> _Problem to solve_
From the first line of the data below through the line bearing "const biasTicks = [-4, -2, 0, 2, 4];", reproduce each line exactly; do not include pictures.

>> START Material provided

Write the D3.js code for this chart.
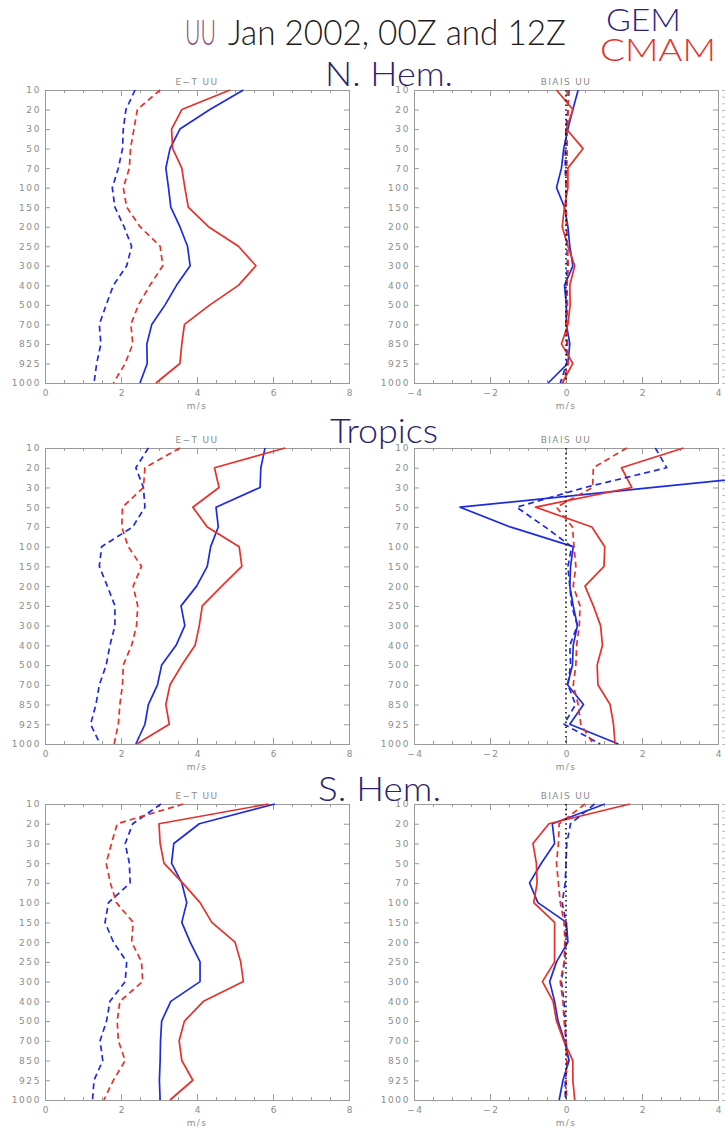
<!DOCTYPE html>
<html>
<head>
<meta charset="utf-8">
<script src="https://cdn.jsdelivr.net/npm/d3@7"></script>
<style>
  html, body { margin: 0; padding: 0; background: #fff; }
  svg { display: block; }
</style>
</head>
<body>
<svg id="chart" width="725" height="1129"></svg>
<script>
// Pressure levels (hPa), top of the profile first
const levels = [10, 20, 30, 50, 70, 100, 150, 200, 250, 300, 400, 500, 700, 850, 925, 1000];

const etTicks = [0, 2, 4, 6, 8];
const biasTicks = [-4, -2, 0, 2, 4];

// ---- N. Hem. ----
const nhEtGem        = [5.22, 4.34, 3.55, 3.29, 3.18, 3.25, 3.31, 3.55, 3.75, 3.82, 3.46, 3.16, 2.81, 2.68, 2.69, 2.50];
const nhEtCmam       = [4.87, 3.60, 3.33, 3.36, 3.60, 3.68, 3.77, 4.30, 5.09, 5.55, 5.09, 4.34, 3.67, 3.60, 3.55, 2.92];
const nhEtGemDash    = [2.37, 2.13, 2.06, 2.04, 1.93, 1.77, 1.84, 2.08, 2.28, 2.15, 1.80, 1.61, 1.43, 1.47, 1.36, 1.29];
const nhEtCmamDash   = [3.03, 2.43, 2.34, 2.25, 2.22, 2.06, 2.15, 2.50, 3.03, 3.10, 2.76, 2.46, 2.26, 2.31, 2.11, 1.80];
const nhBiasGem      = [0.32, 0.18, 0.05, -0.06, -0.12, -0.25, -0.04, 0.05, 0.10, 0.18, -0.04, 0.01, 0.01, 0.10, 0.05, -0.47];
const nhBiasCmam     = [-0.25, 0.18, 0.01, 0.45, 0.05, 0.05, -0.04, -0.10, 0.05, 0.23, 0.10, 0.11, 0.05, -0.12, 0.18, -0.10];
const nhBiasGemDash  = [0.08, 0.05, 0.00, -0.02, -0.02, 0.00, 0.00, 0.02, 0.03, 0.04, 0.00, 0.02, 0.00, 0.04, 0.02, -0.15];
const nhBiasCmamDash = [0.05, 0.06, 0.03, 0.03, 0.02, 0.00, 0.00, 0.02, 0.04, 0.06, 0.03, 0.04, 0.02, 0.02, 0.06, -0.08];

// ---- Tropics ----
const trEtGem        = [5.79, 5.68, 5.66, 4.50, 4.56, 4.36, 4.27, 3.99, 3.58, 3.68, 3.45, 3.07, 2.96, 2.72, 2.63, 2.39];
const trEtCmam       = [6.32, 4.46, 4.58, 3.89, 4.27, 5.11, 5.18, 4.65, 4.14, 4.06, 3.95, 3.60, 3.29, 3.18, 3.27, 2.41];
const trEtGemDash    = [2.72, 2.39, 2.59, 2.63, 2.31, 1.49, 1.43, 1.64, 1.84, 1.84, 1.71, 1.61, 1.43, 1.34, 1.20, 1.45];
const trEtCmamDash   = [3.55, 2.63, 2.59, 2.04, 2.02, 2.19, 2.54, 2.32, 2.44, 2.41, 2.28, 2.06, 2.04, 1.97, 1.93, 1.82];
const trBiasGem      = [6.00, 7.30, 2.30, -2.79, -1.47, 0.19, 0.12, 0.10, 0.19, 0.30, 0.19, 0.17, 0.04, 0.46, 0.10, 1.38];
const trBiasCmam     = [3.09, 1.46, 1.73, -0.80, 0.68, 1.02, 1.00, 0.50, 0.72, 0.91, 0.96, 0.82, 0.84, 1.16, 1.25, 1.29];
const trBiasGemDash  = [2.35, 2.65, 0.50, -1.30, -0.55, 0.15, 0.05, 0.10, 0.15, 0.30, 0.10, 0.12, 0.05, 0.25, -0.05, 0.90];
const trBiasCmamDash = [1.60, 0.72, 0.70, -0.25, 0.17, 0.21, 0.26, 0.19, 0.37, 0.35, 0.28, 0.26, 0.19, 0.32, 0.39, 0.72];

// ---- S. Hem. ----
const shEtGem        = [6.05, 4.06, 3.39, 3.33, 3.60, 3.73, 3.60, 3.82, 4.08, 4.08, 3.31, 3.07, 3.04, 3.03, 3.01, 3.03];
const shEtCmam       = [5.88, 3.00, 3.03, 3.13, 3.62, 4.08, 4.39, 5.00, 5.15, 5.22, 4.17, 3.67, 3.53, 3.60, 3.89, 3.29];
const shEtGemDash    = [3.05, 2.31, 2.11, 2.22, 2.24, 1.67, 1.58, 1.80, 2.15, 2.11, 1.71, 1.62, 1.45, 1.52, 1.29, 1.25];
const shEtCmamDash   = [3.64, 1.90, 1.75, 1.61, 1.72, 1.88, 2.32, 2.28, 2.54, 2.57, 1.97, 1.90, 1.93, 2.11, 1.80, 1.55];
const shBiasGem      = [1.02, -0.36, -0.30, -0.65, -0.96, -0.74, 0.01, 0.05, -0.25, -0.43, -0.30, -0.21, -0.04, 0.08, -0.08, -0.18];
const shBiasCmam     = [1.68, -0.45, -0.87, -0.78, -0.76, -0.85, -0.30, -0.30, -0.30, -0.62, -0.34, -0.25, -0.06, 0.18, 0.18, 0.23];
const shBiasGemDash  = [0.75, 0.12, 0.02, 0.00, -0.02, -0.10, 0.00, 0.00, -0.04, -0.12, -0.05, -0.03, 0.00, 0.05, -0.02, -0.02];
const shBiasCmamDash = [0.50, -0.18, -0.20, -0.25, -0.20, -0.15, -0.05, -0.03, -0.05, -0.15, -0.08, -0.05, 0.00, 0.02, 0.00, 0.02];

const GEM_COLOR = "#1f2be0";
const CMAM_COLOR = "#e8302a";
const AXIS_GREY = "#9a9a9a";
const LABEL_GREY = "#8c8c8c";
const BIG_FONT = "Lato, 'Open Sans', 'DejaVu Sans', sans-serif";
const SMALL_FONT = "'DejaVu Sans', sans-serif";

const svg = d3.select("#chart");

// Panel rows: vertical extents of the plot boxes
const rows = [
  { name: "N. Hem.", top: 90, bottom: 383, labelX: 325, labelW: 128, labelY: 86,
    et: [nhEtGem, nhEtCmam, nhEtGemDash, nhEtCmamDash],
    bias: [nhBiasGem, nhBiasCmam, nhBiasGemDash, nhBiasCmamDash] },
  { name: "Tropics", top: 448, bottom: 744, labelX: 330, labelW: 108, labelY: 443,
    et: [trEtGem, trEtCmam, trEtGemDash, trEtCmamDash],
    bias: [trBiasGem, trBiasCmam, trBiasGemDash, trBiasCmamDash] },
  { name: "S. Hem.", top: 804, bottom: 1100, labelX: 318, labelW: 123, labelY: 801,
    et: [shEtGem, shEtCmam, shEtGemDash, shEtCmamDash],
    bias: [shBiasGem, shBiasCmam, shBiasGemDash, shBiasCmamDash] }
];

// Drawing order and styling of the four profiles in each panel
const seriesStyle = [
  { color: GEM_COLOR, dash: null },
  { color: CMAM_COLOR, dash: null },
  { color: GEM_COLOR, dash: "6,4" },
  { color: CMAM_COLOR, dash: "6,4" }
];

function fitText(sel, width) {
  sel.attr("textLength", width).attr("lengthAdjust", "spacingAndGlyphs");
}

function styleAxis(g) {
  g.select(".domain").attr("stroke", AXIS_GREY).attr("stroke-width", 1);
  g.selectAll(".tick line").attr("stroke", AXIS_GREY).attr("stroke-width", 1);
  g.selectAll(".tick text")
    .attr("fill", LABEL_GREY)
    .attr("font-family", SMALL_FONT)
    .attr("font-size", 9)
    .attr("letter-spacing", 1.6);
}

function drawPanel(row, x0, x1, domain, majorTicks, series, title, isBias) {
  const x = d3.scaleLinear().domain(domain).range([x0, x1]);
  const y = d3.scalePoint().domain(levels).range([row.top, row.bottom]);
  const g = svg.append("g");

  const minorTicks = d3.range(domain[0], domain[1] + 0.001, 0.5);

  // Minor x ticks, bottom and top
  g.append("g").attr("transform", `translate(0,${row.bottom})`)
    .call(d3.axisBottom(x).tickValues(minorTicks).tickSize(-3).tickFormat(""))
    .call(styleAxis);
  g.append("g").attr("transform", `translate(0,${row.top})`)
    .call(d3.axisTop(x).tickValues(minorTicks).tickSize(-3).tickFormat(""))
    .call(styleAxis);

  // Major x ticks with labels
  const bottomAxis = g.append("g").attr("transform", `translate(0,${row.bottom})`)
    .call(d3.axisBottom(x).tickValues(majorTicks).tickSize(-6).tickPadding(7)
      .tickFormat(d => (d < 0 ? "\u2212" : "") + Math.abs(d)))
    .call(styleAxis);
  bottomAxis.selectAll(".tick text").attr("dx", "0.1em");
  g.append("g").attr("transform", `translate(0,${row.top})`)
    .call(d3.axisTop(x).tickValues(majorTicks).tickSize(-6).tickFormat(""))
    .call(styleAxis);

  // Pressure axes, left with labels, right without
  g.append("g").attr("transform", `translate(${x0},0)`)
    .call(d3.axisLeft(y).tickSize(-5).tickPadding(4))
    .call(styleAxis);
  g.append("g").attr("transform", `translate(${x1},0)`)
    .call(d3.axisRight(y).tickSize(-5).tickFormat(""))
    .call(styleAxis);

  // Axis unit and panel title
  g.append("text")
    .attr("x", (x0 + x1) / 2).attr("y", row.bottom + 26)
    .attr("text-anchor", "middle")
    .attr("fill", LABEL_GREY).attr("font-family", SMALL_FONT)
    .attr("font-size", 9).attr("letter-spacing", 1.4)
    .text("m/s");
  g.append("text")
    .attr("x", (x0 + x1) / 2).attr("y", row.top - 5)
    .attr("text-anchor", "middle")
    .attr("fill", LABEL_GREY).attr("font-family", SMALL_FONT)
    .attr("font-size", 9).attr("letter-spacing", 1.4)
    .text(title);

  const line = d3.line()
    .x(d => x(d.v))
    .y(d => y(d.lev));

  series.forEach((vals, i) => {
    const pts = vals.map((v, k) => ({ lev: levels[k], v }));
    g.append("path")
      .datum(pts)
      .attr("d", line)
      .attr("fill", "none")
      .attr("stroke", seriesStyle[i].color)
      .attr("stroke-width", 1.7)
      .attr("stroke-linejoin", "round")
      .attr("stroke-dasharray", seriesStyle[i].dash);
  });

  if (isBias) {
    // Zero reference
    g.append("line")
      .attr("x1", x(0)).attr("x2", x(0))
      .attr("y1", row.top).attr("y2", row.bottom)
      .attr("stroke", "#111").attr("stroke-width", 1.6)
      .attr("stroke-dasharray", "1.6,3.2");

    // Outer secondary scale on the far right (labels fall off the page)
    const yAlt = d3.scaleLinear().domain([0, 44]).range([row.top, row.bottom]);
    g.append("g").attr("transform", "translate(722,0)")
      .call(d3.axisRight(yAlt).ticks(44).tickSize(3).tickFormat(""))
      .call(g2 => g2.select(".domain").remove())
      .call(g2 => g2.selectAll(".tick line").attr("stroke", "#bbb"));
  }
}

rows.forEach(row => {
  drawPanel(row, 45, 349, [0, 8], etTicks, row.et, "E\u2212T UU", false);
  drawPanel(row, 414, 718, [-4, 4], biasTicks, row.bias, "BIAIS UU", true);

  svg.append("text")
    .attr("x", row.labelX).attr("y", row.labelY)
    .attr("fill", "#2b1f6e").attr("font-family", BIG_FONT)
    .attr("font-size", 34).attr("font-weight", 300)
    .text(row.name)
    .call(fitText, row.labelW);
});

// Header
svg.append("text")
  .attr("x", 185).attr("y", 45)
  .attr("fill", "#8b4a7c").attr("font-family", BIG_FONT).attr("font-size", 36)
  .attr("font-weight", 300)
  .text("UU").call(fitText, 31);
svg.append("text")
  .attr("x", 228).attr("y", 45)
  .attr("fill", "#1c1c1c").attr("font-family", BIG_FONT).attr("font-size", 36)
  .attr("font-weight", 300)
  .text("Jan 2002, 00Z and 12Z").call(fitText, 338);
svg.append("text")
  .attr("x", 606).attr("y", 31)
  .attr("fill", "#2b1f7e").attr("font-family", BIG_FONT).attr("font-size", 32)
  .attr("font-weight", 300)
  .text("GEM").call(fitText, 75);
svg.append("text")
  .attr("x", 600).attr("y", 61)
  .attr("fill", CMAM_COLOR).attr("font-family", BIG_FONT).attr("font-size", 32)
  .attr("font-weight", 300)
  .text("CMAM").call(fitText, 116);
</script>
</body>
</html>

>> END Material provided

> _Answer to the exercise_
Write the D3.js code for this chart.
<!DOCTYPE html>
<html>
<head>
<meta charset="utf-8">
<script src="https://cdn.jsdelivr.net/npm/d3@7"></script>
<style>
  html, body { margin: 0; padding: 0; background: #fff; }
  svg { display: block; }
</style>
</head>
<body>
<svg id="chart" width="725" height="1129"></svg>
<script>
// Pressure levels (hPa), top of the profile first
const levels = [10, 20, 30, 50, 70, 100, 150, 200, 250, 300, 400, 500, 700, 850, 925, 1000];

const etTicks = [0, 2, 4, 6, 8];
const biasTicks = [-4, -2, 0, 2, 4];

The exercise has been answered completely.